Did the “dump & chase” produce a perfect code? Nope. But the hard work is done and the code has already been improved and expanded. These adjustments are just bumps in the road headed in a direction everybody has agreed upon.

What does this mean for your town? As we move into increasingly austere times, there are going to be more and more questions about shaping cost-effective strategies to get to consensus-backed goals. And while we’re talking here mostly about means, let’s keep the ends in mind: They are often walkability, bikeability and other mobility options beyond private automobiles; community affordability; and expanded choices for families and businesses.

In flush times, the safest strategies were all about controlling the puck with step-by-step community outreach efforts leading into a charrette. If you’re just getting into the game (or you’re not sure who’s on what team), those are still the most effective ways to win in the end.

In the new era, however, you may have to do a lot of the work you outsourced to consultants before. You’ll have to assemble and train a competition-ready team of opportunists. Then, the options open up.

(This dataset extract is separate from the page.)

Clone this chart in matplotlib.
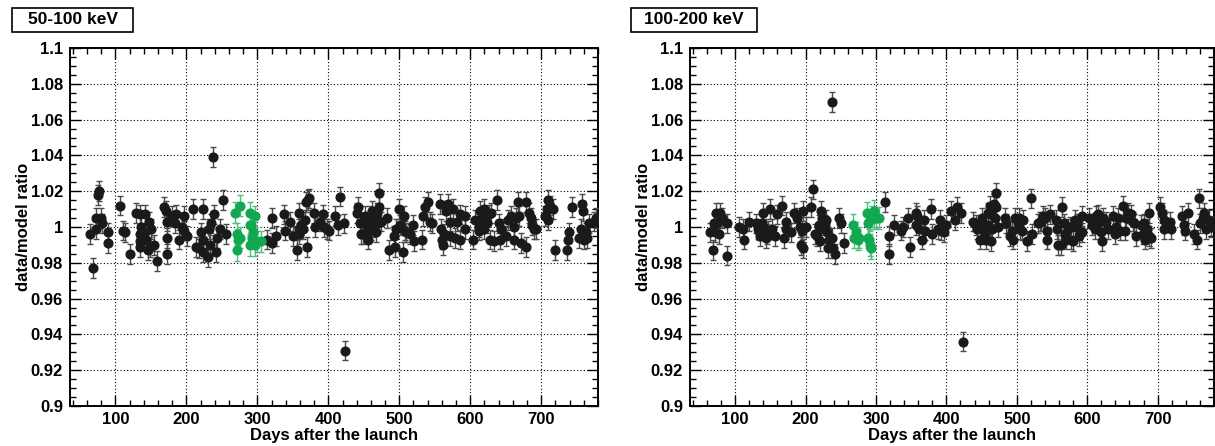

We still believe your best bet is the calculated, professional multi-day charrette to confirm your vision, design a plan in harmony with that vision and commit to implementation. It’s the best “play.” But if you already have support for a broad vision for sustainable urbanism and you have market interest — even latent interest for small-scale development — you owe it to them and to your tax base to write the rules to match the opportunity. Maybe the situation calls for immediate action and you need to consider the “dump and chase”.